Henry VI, Part 3, which closed on Tuesday, was one of CSF’s “original practices” productions, now in their fourth season, in which actors rehearse for just 20 hours with scripts that only contain their characters’ lines and cues. These photos are from last year’s production of Henry VI, Part 2.
So, exactly how many plays do you need to produce to say that you’ve “completed the canon”? Colorado Shakespeare Festival pegs it at 38, as does Cincinnati Shakespeare Company. Utah Shakespeare Festival is more than halfway to its goal of 38 plays between 2012 and 2023 for its “Complete the Canon” initiative.
But other theaters choose different numbers: 37 at Oregon Shakespeare Festival (which does not include The Two Noble Kinsmen) and 39 at Atlanta Shakespeare Company (which includes Edward III), for example.
Oregon Shakespeare Festival
OSF has completed the Shakespeare canon an astounding four times, in 1958, 1978, 1997, and 2016. Note the roughly 20-year period between each completion; OSF aims to halve that time for its fifth cycle. These photos are from Timon of Athens, the final production in the canon cycle that ended in 2016.
Cincinnati Shakespeare Company
Cincinnati Shakespeare Company completed the canon for its 20th anniversary season in 2014 with The Two Noble Kinsmen.

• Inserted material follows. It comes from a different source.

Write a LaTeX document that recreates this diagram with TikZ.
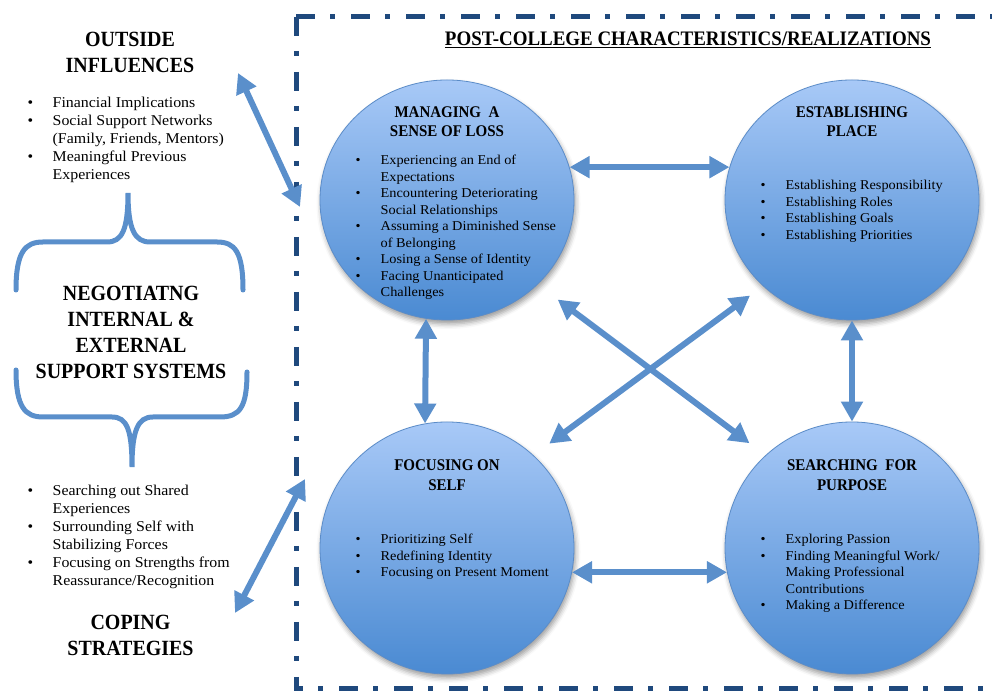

See a list of the plays, the years CSC performed them, and photos from the productions.
Atlanta Shakespeare Company
In March 2011, Atlanta Shakespeare Company completed the canon with repertory performances of The Two Noble Kinsmen and Edward III.
Atlanta Shakespeare Company, Cincinnati Shakespeare Company, Colorado Shakespeare Festival, and Oregon Shakespeare Festival are theater partners of the Folger Shakespeare Library.